_Information given_
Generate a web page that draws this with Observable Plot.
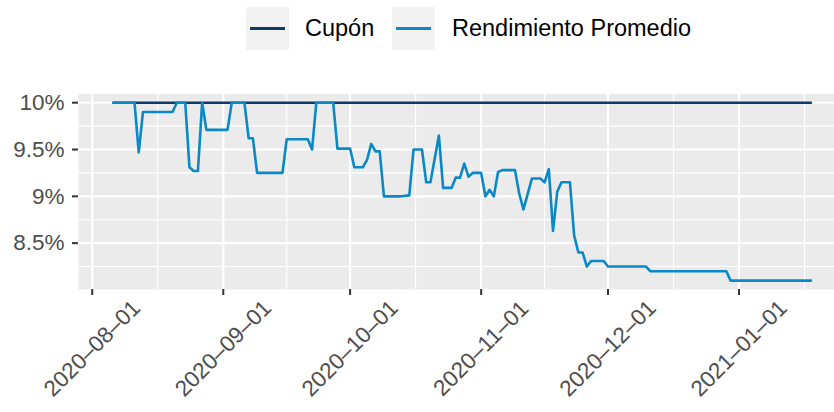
--
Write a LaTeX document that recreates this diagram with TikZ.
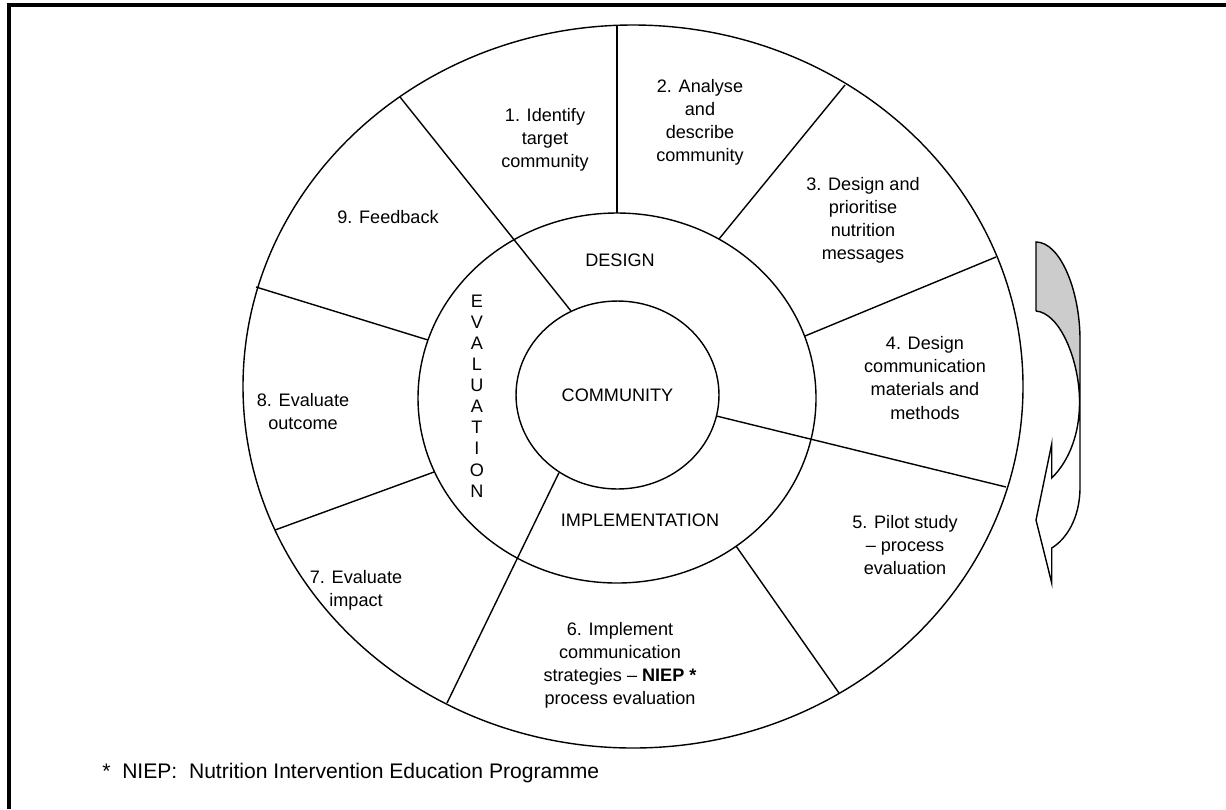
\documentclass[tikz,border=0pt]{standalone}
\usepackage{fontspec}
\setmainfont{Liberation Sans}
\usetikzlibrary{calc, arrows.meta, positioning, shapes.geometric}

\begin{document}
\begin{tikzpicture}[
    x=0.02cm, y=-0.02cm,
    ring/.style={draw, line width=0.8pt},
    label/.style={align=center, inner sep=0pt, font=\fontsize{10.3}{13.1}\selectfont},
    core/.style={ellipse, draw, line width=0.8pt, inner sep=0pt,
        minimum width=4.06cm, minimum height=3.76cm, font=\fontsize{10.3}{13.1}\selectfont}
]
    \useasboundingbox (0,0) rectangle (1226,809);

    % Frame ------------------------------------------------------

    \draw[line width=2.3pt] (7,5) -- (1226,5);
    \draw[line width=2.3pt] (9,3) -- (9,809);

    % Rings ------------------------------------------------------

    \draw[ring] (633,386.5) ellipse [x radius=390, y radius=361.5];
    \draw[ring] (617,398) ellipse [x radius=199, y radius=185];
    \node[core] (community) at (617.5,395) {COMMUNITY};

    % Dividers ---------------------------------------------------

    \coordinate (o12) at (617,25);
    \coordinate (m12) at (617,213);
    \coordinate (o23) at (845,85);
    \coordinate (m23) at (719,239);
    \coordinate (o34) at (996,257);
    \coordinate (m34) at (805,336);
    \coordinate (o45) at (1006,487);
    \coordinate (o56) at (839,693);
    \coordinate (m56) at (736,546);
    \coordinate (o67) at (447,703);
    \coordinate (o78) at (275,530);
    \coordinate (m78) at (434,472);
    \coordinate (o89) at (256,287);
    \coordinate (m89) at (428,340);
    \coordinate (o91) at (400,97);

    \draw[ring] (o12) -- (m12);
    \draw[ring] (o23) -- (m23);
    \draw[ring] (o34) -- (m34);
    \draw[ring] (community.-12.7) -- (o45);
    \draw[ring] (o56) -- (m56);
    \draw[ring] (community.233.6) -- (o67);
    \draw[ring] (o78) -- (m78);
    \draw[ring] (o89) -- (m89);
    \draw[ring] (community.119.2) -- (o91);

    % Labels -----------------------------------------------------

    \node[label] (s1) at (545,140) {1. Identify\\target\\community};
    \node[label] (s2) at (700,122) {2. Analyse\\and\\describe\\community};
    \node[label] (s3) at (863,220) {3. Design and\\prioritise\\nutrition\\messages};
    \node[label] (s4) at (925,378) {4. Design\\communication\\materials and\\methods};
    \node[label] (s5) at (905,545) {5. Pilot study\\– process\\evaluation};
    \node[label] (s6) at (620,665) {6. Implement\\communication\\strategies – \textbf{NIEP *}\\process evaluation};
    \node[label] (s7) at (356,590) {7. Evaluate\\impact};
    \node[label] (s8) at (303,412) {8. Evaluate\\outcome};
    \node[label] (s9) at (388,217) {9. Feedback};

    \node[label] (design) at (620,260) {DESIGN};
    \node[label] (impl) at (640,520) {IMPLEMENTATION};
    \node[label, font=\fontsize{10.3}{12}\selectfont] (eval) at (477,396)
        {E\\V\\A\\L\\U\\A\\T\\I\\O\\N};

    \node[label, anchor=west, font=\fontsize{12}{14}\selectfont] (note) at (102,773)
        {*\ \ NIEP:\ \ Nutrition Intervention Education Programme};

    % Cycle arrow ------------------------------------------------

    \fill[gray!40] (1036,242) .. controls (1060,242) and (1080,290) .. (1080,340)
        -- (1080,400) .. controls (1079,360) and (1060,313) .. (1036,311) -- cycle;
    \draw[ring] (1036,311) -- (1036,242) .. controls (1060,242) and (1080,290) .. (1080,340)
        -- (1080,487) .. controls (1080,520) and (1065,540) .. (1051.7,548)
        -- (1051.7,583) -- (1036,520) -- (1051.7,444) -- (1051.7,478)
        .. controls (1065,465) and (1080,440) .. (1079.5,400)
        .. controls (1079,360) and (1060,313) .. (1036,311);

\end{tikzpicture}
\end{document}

_Your instructions_
Within the entries above, report how many lines include "that", and keep the answer to the number.

_Task result_
2